A typical announcements for Spark look like these:
Spark is being used by a number of customers for Streaming & Data warehousing use-cases. Spark can be setup on top of Hadoop project but is quite different than the Map Reduce Hadoop.
It is a processing system that allows for storing in-memory objects (RDD) along with an ability to process them using Scala closures. This is much more powerful than the MapReduce framework and enables Graph, Data Warehouse, Machine learning & Stream processing on top.
The Shark project is the Hive equivalent of the Spark ecosystem & is used in production by many companies like Yahoo.
Spark is amazingly useful, high performing & powerful. It requires help in stability especially if you are deploying in frameworks not maintained by the teams, but overall the speedup & performance is worth the effort.
Business part of the message is the next:
- Spark can serve several purposes but DWH is the primary one;
- It uses MapReduce algorithm, however it’s own version (same idea, but another composition) – still has bottlenecks, but benchmarks show good results (interesting here that attempts to optimise MapReduce still take place when was a trend to replace it with non-distributed algorithms – seems not very successful);
- In the case of deep data processing (typically result of complicated business requirements) Shark allows Scala encapsulation in queries (i.e. insertion of low-level programming code into high-level scripts);
- Spark allows smooth migration from DWH-tailored Hive (engine for massive datasets analysis supporting high-level scripts) – useful feature for a bunch of companies already adopted Hive;
- Stability issues should be considered in a case Spark is used outside of Azure cloud.
The use case where it truly shines are iterative jobs, where a job has to go over the same data set many times.

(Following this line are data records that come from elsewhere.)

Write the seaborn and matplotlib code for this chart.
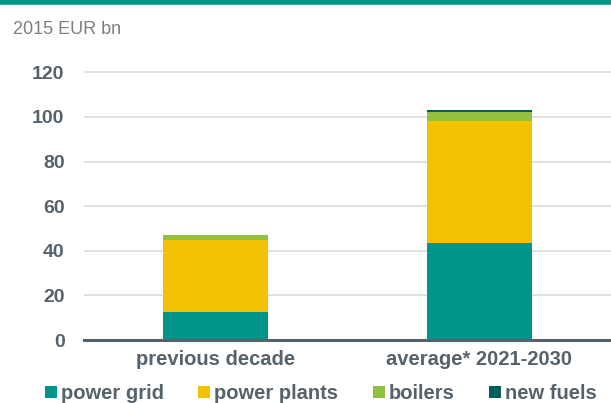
import numpy as np
import pandas as pd
import matplotlib
matplotlib.use("Agg")
import matplotlib.pyplot as plt
from matplotlib.patches import Patch
import seaborn as sns

# data (2015 EUR bn)
categories = ["previous decade", "average* 2021-2030"]
power_grid = [12.7, 43.4]
power_plants = [32.1, 54.8]
boilers = [2.2, 3.9]
new_fuels = [0.0, 0.9]

series_names = ["power grid", "power plants", "boilers", "new fuels"]
colors = ["#00958a", "#f2c100", "#92c13e", "#005f59"]
text_col = "#56626b"

sns.set_style("white")
plt.rcParams["font.family"] = ["Liberation Sans", "DejaVu Sans"]

df = pd.DataFrame({"category": categories, "power grid": power_grid,
                   "power plants": power_plants, "boilers": boilers,
                   "new fuels": new_fuels})
# cumulative stacks, drawn from the top layer down so lower layers cover
cum = df[series_names].cumsum(axis=1)

fig = plt.figure(figsize=(6.11, 4.03), dpi=100)
ax = fig.add_axes([0.1375, 0.156, 0.8625, 0.72])

for name, col in reversed(list(zip(series_names, colors))):
    sns.barplot(x=df["category"], y=cum[name], color=col, width=0.4,
                saturation=1, linewidth=0, ax=ax)

ax.set_ylim(0, 130)
ax.set_xlim(-0.5, 1.5)
ax.set_yticks(range(0, 121, 20))
ax.yaxis.grid(True, color="#dcdcdc", linewidth=1.2)
ax.set_axisbelow(True)
ax.set_xlabel("")
ax.set_ylabel("")
for s in ["top", "right", "left"]:
    ax.spines[s].set_visible(False)
ax.spines["bottom"].set_color(text_col)
ax.spines["bottom"].set_linewidth(2.2)
ax.set_xticks([-0.5, 0.5, 1.5], minor=False)
ax.set_xticks([0, 1], minor=True)
ax.set_xticklabels([], minor=False)
ax.set_xticklabels(categories, minor=True)
ax.tick_params(axis="x", which="major", length=5, width=2.2, color=text_col, direction="out")
ax.tick_params(axis="x", which="minor", length=0, pad=7, labelsize=14.5, labelcolor=text_col)
ax.tick_params(axis="y", length=0, pad=14, labelsize=14, labelcolor=text_col)
for lab in ax.get_xticklabels(minor=True) + ax.get_yticklabels():
    lab.set_fontweight("bold")

fig.add_artist(plt.Line2D([0, 1], [0.996, 0.996], color="#00958a", linewidth=4,
                          transform=fig.transFigure))
fig.text(0.021, 0.915, "2015 EUR bn", fontsize=13, color="#7f7f7f")

handles = [Patch(facecolor=c, edgecolor="none") for c in colors]
leg = fig.legend(handles, series_names, loc="lower center", ncol=4,
                 bbox_to_anchor=(0.525, -0.045), frameon=False,
                 handlelength=0.6, handleheight=0.6, handletextpad=0.2,
                 columnspacing=1.7, prop={"weight": "bold", "size": 14.5})
for t in leg.get_texts():
    t.set_color(text_col)

fig.savefig("out.png", dpi=100)
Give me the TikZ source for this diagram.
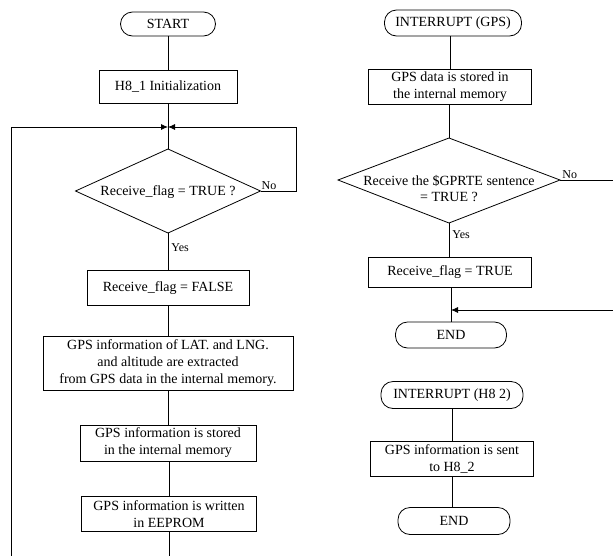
\documentclass[tikz,border=0pt]{standalone}
\usepackage{fontspec}
\setmainfont{Liberation Serif}
\usetikzlibrary{arrows.meta}
\begin{document}
\begin{tikzpicture}[x=1pt,y=-1pt,
  every node/.style={font=\fontsize{14}{17}\selectfont, inner sep=0pt, align=center},
  term/.style={draw, rounded corners=12pt, line width=0.8pt},
  procbox/.style={draw, line width=0.8pt},
  lbl/.style={font=\fontsize{12}{14}\selectfont},
  conn/.style={line width=0.8pt},
  arr/.style={conn, -{Latex[length=7pt,width=6pt]}}]
\useasboundingbox (0,0) rectangle (613,555);
\clip (0,0) rectangle (613,555);
% left column
\node[term, minimum width=95pt, minimum height=24pt] (start) at (168,24) {START};
\node[procbox, minimum width=138pt, minimum height=33pt] (init) at (168,87) {H8\_1 Initialization};
\coordinate (m1) at (168,127);
\node (d1) at (168,192) {Receive\_flag = TRUE ?};
\coordinate (d1n) at (168,149);
\coordinate (d1s) at (168,233);
\coordinate (d1e) at (260.5,191);
\coordinate (d1w) at (75.5,191);
\draw[conn] (d1n) -- (d1e) -- (d1s) -- (d1w) -- cycle;
\node[procbox, minimum width=162pt, minimum height=35pt] (rf) at (168,288) {Receive\_flag = FALSE};
\node[procbox, minimum width=250pt, minimum height=54pt] (ext) at (168,363) {GPS information of LAT. and LNG.\\and altitude are extracted\\from GPS data in the internal memory.};
\node[procbox, minimum width=176pt, minimum height=36pt] (sto) at (168,443) {GPS information is stored\\in the internal memory};
\node[procbox, minimum width=175pt, minimum height=35pt] (eep) at (169,514) {GPS information is written\\in EEPROM};
\coordinate (eb) at (169,560);
\coordinate (lb) at (11,560);
\draw[conn] (start) -- (init);
\draw[conn] (init) -- (d1n);
\draw[conn] (d1s) -- node[lbl, pos=0.4, anchor=west, xshift=3pt] {Yes} (rf);
\draw[conn] (rf) -- (ext);
\draw[conn] (ext) -- (sto);
\draw[conn] (sto.south -| eep.north) -- (eep);
\draw[conn] (eep) -- (eb);
\draw[arr] (lb) |- (m1);
\draw[arr] (d1e) -- node[lbl, anchor=south west, pos=0.02, yshift=1pt] {No} ++(35.5,0) |- (m1);
% right column
\node[term, minimum width=137pt, minimum height=26pt] (int1) at (453,23) {INTERRUPT (GPS)};
\node[procbox, minimum width=163pt, minimum height=35pt] (gd) at (450,87) {GPS data is stored in\\the internal memory};
\node[font=\fontsize{14}{16}\selectfont] (d2) at (449,189) {Receive the \$GPRTE sentence\\= TRUE ?};
\coordinate (d2n) at (449,138);
\coordinate (d2s) at (449,223);
\coordinate (d2e) at (560,180);
\coordinate (d2w) at (338,180);
\draw[conn] (d2n) -- (d2e) -- (d2s) -- (d2w) -- cycle;
\node[procbox, minimum width=163pt, minimum height=30pt] (rt) at (450,272) {Receive\_flag = TRUE};
\coordinate (m2) at (451,310);
\node[term, minimum width=111pt, minimum height=26pt] (end1) at (451,335) {END};
\draw[conn] (int1.south -| gd.north) -- (gd);
\draw[conn] (gd.south -| d2n) -- (d2n);
\draw[conn] (d2s) -- node[lbl, pos=0.35, anchor=west, xshift=3pt] {Yes} (d2s |- rt.north);
\draw[conn] (rt.south -| m2) -- (end1.north -| m2);
\draw[arr] (d2e) -- node[lbl, anchor=south west, pos=0.03, yshift=1pt] {No} (625,180) |- (m2);
\node[term, minimum width=142pt, minimum height=27pt] (int2) at (452,395) {INTERRUPT (H8 2)};
\node[procbox, minimum width=163pt, minimum height=35pt] (snd) at (452,459) {GPS information is sent\\to H8\_2};
\node[term, minimum width=112pt, minimum height=27pt] (end2) at (454,521) {END};
\draw[conn] (int2) -- (snd);
\draw[conn] (snd.south) -- (snd.south |- end2.north);
\end{tikzpicture}
\end{document}
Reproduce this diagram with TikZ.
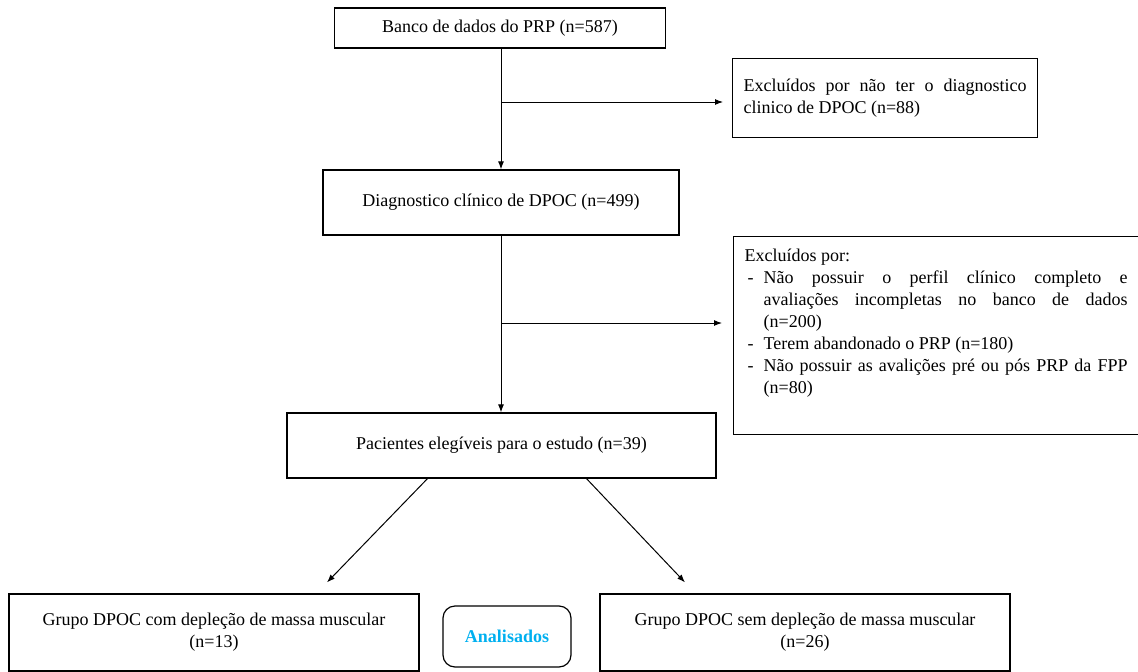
\documentclass[tikz,border=0pt]{standalone}
\usepackage{fontspec}
\setmainfont{LiberationSerif}[Extension=.ttf,UprightFont=*-Regular,BoldFont=*-Bold,ItalicFont=*-Italic,BoldItalicFont=*-BoldItalic]
\usetikzlibrary{arrows.meta}
\definecolor{analblue}{RGB}{0,176,240}

\begin{document}
\begin{tikzpicture}[x=1pt,y=-1pt,
  every node/.style={font=\rmfamily\fontsize{18}{22}\selectfont},
  box/.style={draw,line width=1.2pt,inner sep=0pt,align=center},
  flow/.style={->,line width=1pt},
  >={Latex[length=8pt,width=6pt]}]
\useasboundingbox (0,0) rectangle (1138,672);

\node[box,minimum width=331pt,minimum height=40pt] (banco) at (500,28) {Banco de dados do PRP (n=587)};
\node[box,anchor=north west,minimum width=305pt,minimum height=79pt,text width=283pt,align=justify] (excl1) at (732,58)
  {Excluídos por não ter o diagnostico\linebreak clinico de DPOC (n=88)};
\node[box,minimum width=356pt,minimum height=65pt] (diag) at (501,202.5) {Diagnostico clínico de DPOC (n=499)};
\node[box,anchor=north west,inner xsep=11pt,inner ysep=0pt] (excl2) at (733,236)
  {\parbox[c][198pt][t]{383pt}{\vspace*{12pt}Excluídos por:\par
  \hangindent=19pt\hangafter=1\makebox[19pt][l]{\hspace{3pt}-}Não possuir o perfil clínico completo e\linebreak
  avaliações incompletas no banco de dados\linebreak (n=200)\par
  \hangindent=19pt\hangafter=1\makebox[19pt][l]{\hspace{3pt}-}Terem abandonado o PRP (n=180)\par
  \hangindent=19pt\hangafter=1\makebox[19pt][l]{\hspace{3pt}-}Não possuir as avalições pré ou pós PRP da FPP\linebreak (n=80)\par}\hspace{20pt}};
\node[box,minimum width=429pt,minimum height=65pt] (pac) at (501.5,445.5) {Pacientes elegíveis para o estudo (n=39)};
\node[box,minimum width=410pt,minimum height=77pt] (grpcom) at (214,632.5) {Grupo DPOC com depleção de massa muscular\\(n=13)};
\node[box,minimum width=410pt,minimum height=77pt] (grpsem) at (805,632.5) {Grupo DPOC sem depleção de massa muscular\\(n=26)};
\node[box,rounded corners=12pt,minimum width=128pt,minimum height=61pt,text=analblue] (anal) at (507,636.5) {\textbf{Analisados}};

\coordinate (b1) at (501,102);
\coordinate (b2) at (501,323);
\draw[flow] (banco.south -| b1) -- (diag.north -| b1);
\draw[flow,shorten >=9pt] (b1) -- (b1 -| excl1.west);
\draw[flow] (diag.south -| b2) -- (pac.north -| b2);
\draw[flow,shorten >=11pt] (b2) -- (b2 -| excl2.west);
\draw[flow] ([xshift=-74pt]pac.south) -- ([xshift=113pt,yshift=11pt]grpcom.north);
\draw[flow] ([xshift=85pt]pac.south) -- ([xshift=-120pt,yshift=11pt]grpsem.north);
\end{tikzpicture}
\end{document}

Compared to Hadoop improvement is of several orders of magnitude.
- More than comprehensive note: no doubt Spark’s caching is a key for re-run. For DWH this is excessive functionality unless real-time analytics is a goal, but for exploratory analysis or operational analytics can become a touchstone.
Spark is an accelerated Hadoop implementation that makes better use of RAM. Shark is an accelerated Hive implementation built on top of Spark.
- Simplify saying “Shark” is just a language used on Spark. Similar to HiveQL on Hive and Pig Latin on Pig. So Spark is an implementation, and Shark is a language.
Summarising all the above and other non-enclosed positive reviews it’s possible to conclude that Spark is definitely some kind on Swiss-knife for business that can be used as for regular DWH works so and for fine-tuned research.